Vierte Impfung ab 60 und für Risikogruppen?
Watzl sieht bei immun-gesunden Personen unter 60 „aktuell keine Veranlassung zu einer vierten Impfung“. Weil Personen mit Immunschwäche und alte Personen aber weiterhin ein relativ hohes Risiko für eine schwere Erkrankung haben können, „sollten diese ihre Immunität im Herbst mit einem angepassten Impfstoff so verbessern, dass sie ohne Infektion oder zumindest ohne schwere Erkrankung durch den Winter kommen.“
Dr. Christine Dahlke, wissenschaftliche Mitarbeiterin an der Medizinischen Klinik und Poliklinik des Universitätsklinikums Hamburg-Eppendorf (UKE) in der Sektion Infektiologie mit dem Schwerpunkt „Emerging Infections“, würde aktuell noch keine Empfehlungen aussprechen. Sie weist auf die zahlreichen offenen Fragen hin. Man könne die Entwicklung der neuen Varianten und des Infektionsgeschehens nicht vorhersehen.

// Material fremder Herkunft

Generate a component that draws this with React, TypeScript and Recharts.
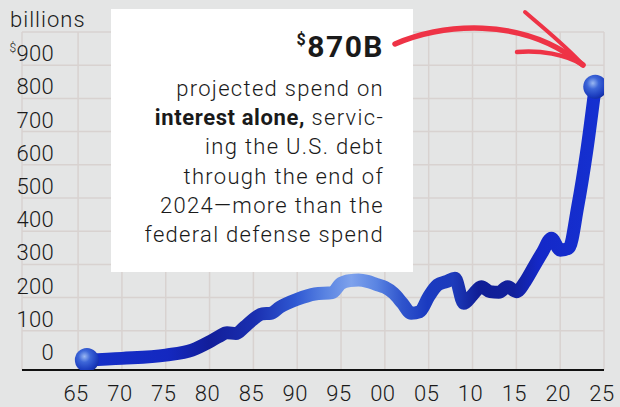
import React from "react";
import { LineChart, Line, XAxis, YAxis, CartesianGrid } from "recharts";

// net interest outlays, $ billions
const years = [
  1966, 1970, 1975, 1978, 1980, 1981, 1982, 1983, 1984, 1985, 1986, 1987, 1988, 1990, 1992, 1994,
  1995, 1996, 1997, 1998, 1999, 2000, 2001, 2002, 2003, 2004, 2005, 2006, 2007, 2008, 2009, 2010,
  2011, 2012, 2013, 2014, 2015, 2016, 2017, 2018, 2019, 2020, 2021, 2022, 2023, 2024,
];
const interest = [
  12, 17, 27, 42, 67, 82, 94, 92, 112, 135, 151, 153, 171, 195, 211, 215,
  243, 251, 253, 249, 240, 231, 213, 183, 153, 158, 203, 238, 248, 258, 183, 208,
  233, 218, 216, 233, 218, 248, 293, 338, 379, 343, 349, 474, 636, 835,
];
const xTicks = [1965, 1970, 1975, 1980, 1985, 1990, 1995, 2000, 2005, 2010, 2015, 2020, 2025];
const yTicks = [0, 100, 200, 300, 400, 500, 600, 700, 800, 900];
const gridValues = [100, 200, 300, 400, 500, 600, 700, 800, 900, 1000];

const data = years.map((year, i) => ({ year, value: interest[i] }));

const FONT = "Roboto, 'Liberation Sans', sans-serif";
const INK = "#1a1a1a";

const YTick = ({ y, payload }: any) => {
  const v = payload.value;
  return (
    <text x={54} y={y - 4} textAnchor="end" fontFamily={FONT} fontWeight={300} fontSize={22} letterSpacing={0.3} fill={INK}>
      {v === 900 ? (
        <>
          <tspan fontSize={12} dy={-9}>$</tspan>
          <tspan dy={9}>{v}</tspan>
        </>
      ) : (
        v
      )}
    </text>
  );
};

const XTick = ({ x, payload }: any) => (
  <text x={x - 2} y={401} textAnchor="middle" fontFamily={FONT} fontWeight={300} fontSize={22} letterSpacing={0.5} fill={INK}>
    {String(payload.value % 100).padStart(2, "0")}
  </text>
);

const Ball = (props: any) => {
  const { cx, cy, index } = props;
  if (index !== 0 && index !== data.length - 1) return <g key={`d-${index}`} />;
  return <circle key={`d-${index}`} cx={cx} cy={cy} r={12} fill="url(#ball)" />;
};

export default function App() {
  return (
    <div
      style={{
        position: "absolute",
        left: 0,
        top: 0,
        width: 620,
        height: 407,
        background: "#e4e5e5",
        overflow: "hidden",
      }}
    >
      <LineChart width={620} height={407} data={data} margin={{ top: 32, right: 16, bottom: 7, left: 0 }}>
        <defs>
          <linearGradient id="tube" x1="0" y1="0" x2="1" y2="0">
            <stop offset="0" stopColor="#1530c8" />
            <stop offset="0.16" stopColor="#1428c0" />
            <stop offset="0.24" stopColor="#121e9a" />
            <stop offset="0.33" stopColor="#1a2fb0" />
            <stop offset="0.41" stopColor="#2f58d2" />
            <stop offset="0.47" stopColor="#5a84e2" />
            <stop offset="0.52" stopColor="#7ea2ec" />
            <stop offset="0.57" stopColor="#5a84e2" />
            <stop offset="0.62" stopColor="#2f54cc" />
            <stop offset="0.67" stopColor="#1a3ac0" />
            <stop offset="0.72" stopColor="#1d3bbb" />
            <stop offset="0.77" stopColor="#101e96" />
            <stop offset="0.84" stopColor="#12209c" />
            <stop offset="0.89" stopColor="#1428c8" />
            <stop offset="1" stopColor="#1530d0" />
          </linearGradient>
          <radialGradient id="ball" cx="0.4" cy="0.35" r="0.7">
            <stop offset="0" stopColor="#9ab8f2" />
            <stop offset="0.35" stopColor="#3d66d8" />
            <stop offset="0.8" stopColor="#1a3bbd" />
            <stop offset="1" stopColor="#122c9a" />
          </radialGradient>
        </defs>
        <CartesianGrid stroke="#d8d2d0" strokeWidth={1.5} horizontalValues={gridValues} />
        <XAxis
          dataKey="year"
          type="number"
          domain={[1958.6, 2025]}
          allowDataOverflow
          ticks={xTicks}
          tick={<XTick />}
          height={30}
          tickLine={false}
          axisLine={{ stroke: "#111", strokeWidth: 2 }}
        />
        <YAxis
          type="number"
          domain={[-18, 1000]}
          allowDataOverflow
          ticks={yTicks}
          tick={<YTick />}
          interval={0}
          width={22}
          axisLine={false}
          tickLine={false}
        />
        <Line
          type="monotone"
          dataKey="value"
          stroke="url(#tube)"
          strokeWidth={13}
          strokeLinejoin="round"
          strokeLinecap="round"
          dot={Ball}
          activeDot={false}
          isAnimationActive={false}
        />
      </LineChart>

      <svg width={620} height={407} style={{ position: "absolute", left: 0, top: 0 }}>
        <text x={10} y={27} fontFamily={FONT} fontWeight={300} fontSize={22} letterSpacing={1} fill={INK}>
          billions
        </text>
        <rect x={111} y={9} width={302} height={263} fill="#ffffff" />
        <g fontFamily={FONT} fill={INK} textAnchor="end">
          <text x={384} y={57} fontWeight={700} fontSize={30} letterSpacing={1.5}>
            <tspan fontSize={16} dy={-12}>$</tspan>
            <tspan dy={12}>870B</tspan>
          </text>
          <g fontWeight={300} fontSize={22} letterSpacing={1.3}>
            <text x={384} y={96}>projected spend on</text>
            <text x={384} y={125}>
              <tspan fontWeight={700} letterSpacing={0.6}>interest alone,</tspan> servic-
            </text>
            <text x={384} y={154}>ing the U.S. debt</text>
            <text x={384} y={184}>through the end of</text>
            <text x={384} y={213}>2024—more than the</text>
            <text x={384} y={242}>federal defense spend</text>
          </g>
        </g>
        <g fill="none" stroke="#ee3346" strokeLinecap="round">
          <path d="M395,44 C440,25 520,14 583,65" strokeWidth={5.5} />
          <path d="M525,12 C548,32 568,48 583,65" strokeWidth={4} />
          <path d="M517,52 C540,50 565,54 583,65" strokeWidth={4.5} />
        </g>
      </svg>
    </div>
  );
}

Damit bleibt es wohl vorerst beim Fazit von Prof. Dr. Klaus Cichutek, Präsident des Paul-Ehrlich-Instituts, im Januar: Eine schnelle Umstellung der Produktion auf neue Varianten-Impfstoffe ist schnell möglich, man muss nun (rechtzeitig) ein gemeinsames Signal finden, ab wann diese erfolgt.